When kids connect in this way playing in a school band or orchestra, it creates a blueprint for connecting with others in other areas of life. Success in society later in life will depend on the ability to form such connections.

Coordination

A child is born knowing how to play. A toddler can and does make a toy out of almost anything. But as any parent knows, it’s when your baby starts to learn how to play with others that learning increases by leaps and bounds. School is a first step towards working within larger social organization, and music eases such socialization and seamlessly shows how to work with others towards a common goal.

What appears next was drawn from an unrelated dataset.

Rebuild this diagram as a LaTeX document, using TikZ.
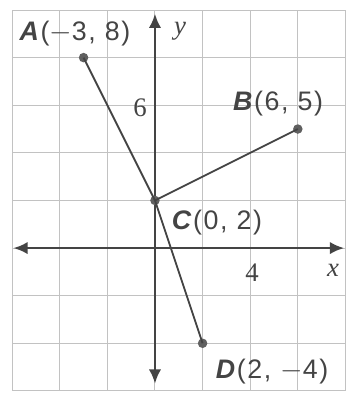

Playing in a band or orchestra, like team sports, gives kids challenges that they overcome together while also developing the individual initiative of choosing an instrument, participating in an environment with social complexities, and succeeding through practice and repetition. By playing in a group, a child learns how to both play both for him or herself as well as for others. As musical artist will.i.am says,

“If you are a chef, no matter how good a chef you are, it’s not good cooking for yourself. The joy is cooking for others — it’s the same with music.”

Performance

Music is exacting. It’s no wonder that kids who play music tend to do better in math and science — there is little room for error in playing a piece of music correctly. Playing in a school band or orchestra takes this challenge and increases it exponentially because it puts a child in performance mode.

This is not just school concerts, but every day in the band room: to play any song with and for others invites a child into a higher realm of discipline, where costs and rewards are immediate. Then there is the matter of how through music a child connects with an entire culture of music performance — whether by learning John Philip Sousa in marching band, Mozart in orchestra, Duke Ellington in swing band, or the Beatles in chorus, a young musician accesses a realm of higher human achievement.

We believe that every child benefits from learning to play a musical instrument. School music programs are a great way to introduce your child to the joys of playing music in an environment where they will receive the support, encouragement, and connection they need. Please support your local school music program.